The preference, of course, was to keep playing.
The Red Wings are unique in that I don't recall seeing, in my 41 years of following Detroit sports, so many longtime players stick with a franchise for so long, who were productive almost until the very end.
We're talking, in the cases of Draper and Osgood, ties to the 1997 Stanley Cup champs, for goodness sakes.
I remember Osgood as a 21-year-old, tearfully facing the media after his ill-timed giveaway to San Jose's Jamie Baker cost the Red Wings a goal and the series to the Sharks in a stunning seven-game upset.
I recall thinking at the time that it wouldn't be a surprise if we never heard of Chris Osgood again after that horrific blunder. That mistake was the kind that can ruin a kid's career.
Ozzie could have been a footnote---the answer to a garish trivia question.
Instead, he ended up as a three-time Cup winner in Detroit---two as the team's starting goalie in the playoffs, once as its savior after replacing the great Dominik Hasek midway through the first round in 2008. And Osgood damn near won another Cup a year later.
I've gone on record saying that the Red Wings ought to raise Osgood's no. 30 to the rafters---a discussion that I won't venture into now. Neither that nor the one about his belonging in the Hockey Hall of Fame.
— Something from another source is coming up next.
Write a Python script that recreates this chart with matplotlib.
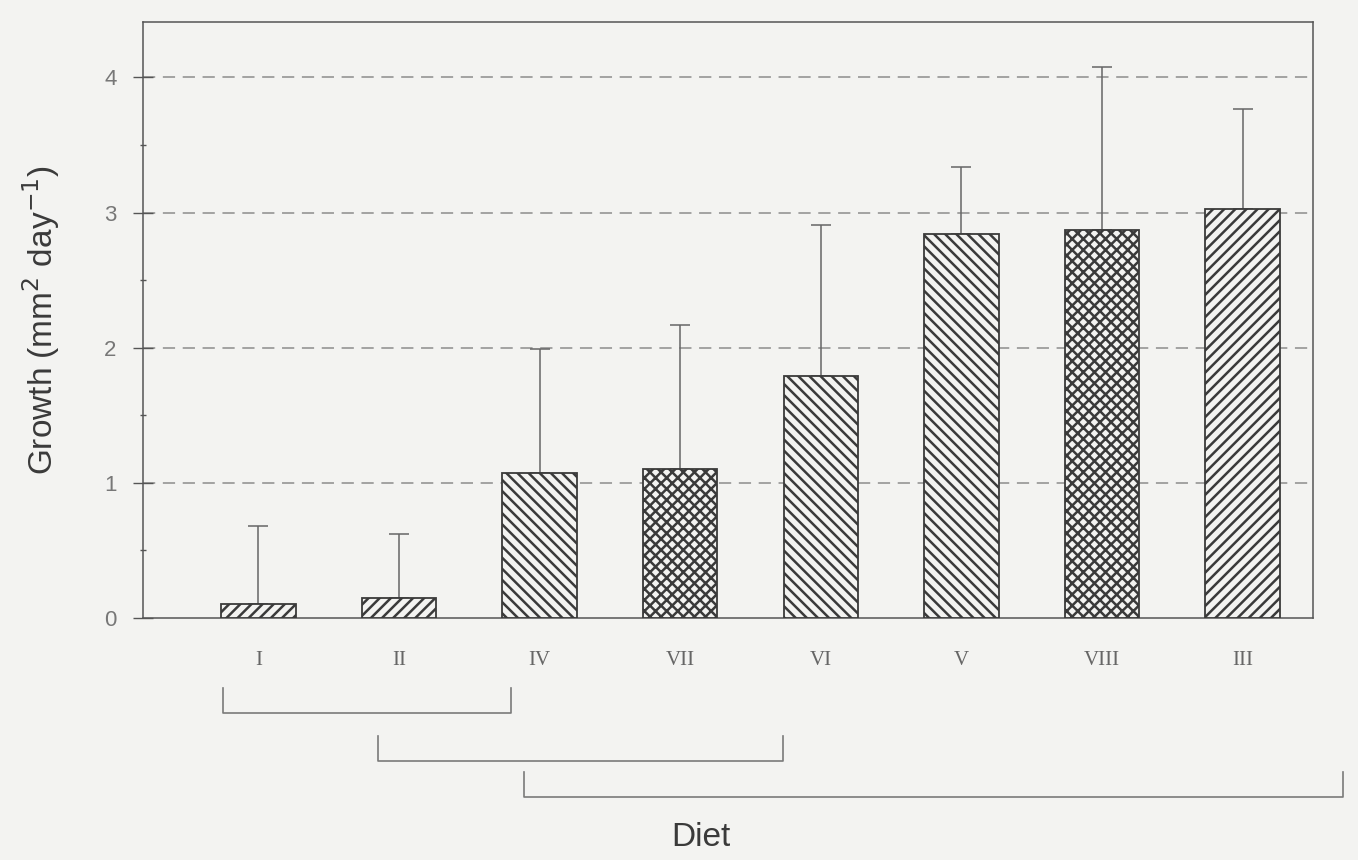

Both debates have been done to death.
Reports say that Holland's search for Howard's new backup might end with one-time Red Wing Ty Conklin, 35 years old.
Those same reports indicate that where the search is unlikely to drift is to Osgood, 38 and with a questionable groin.
Chris Osgood isn't likely going to make becoming an ex-Red Wing easy for Ken Holland.
But the old Winged Wheelers never do, do they?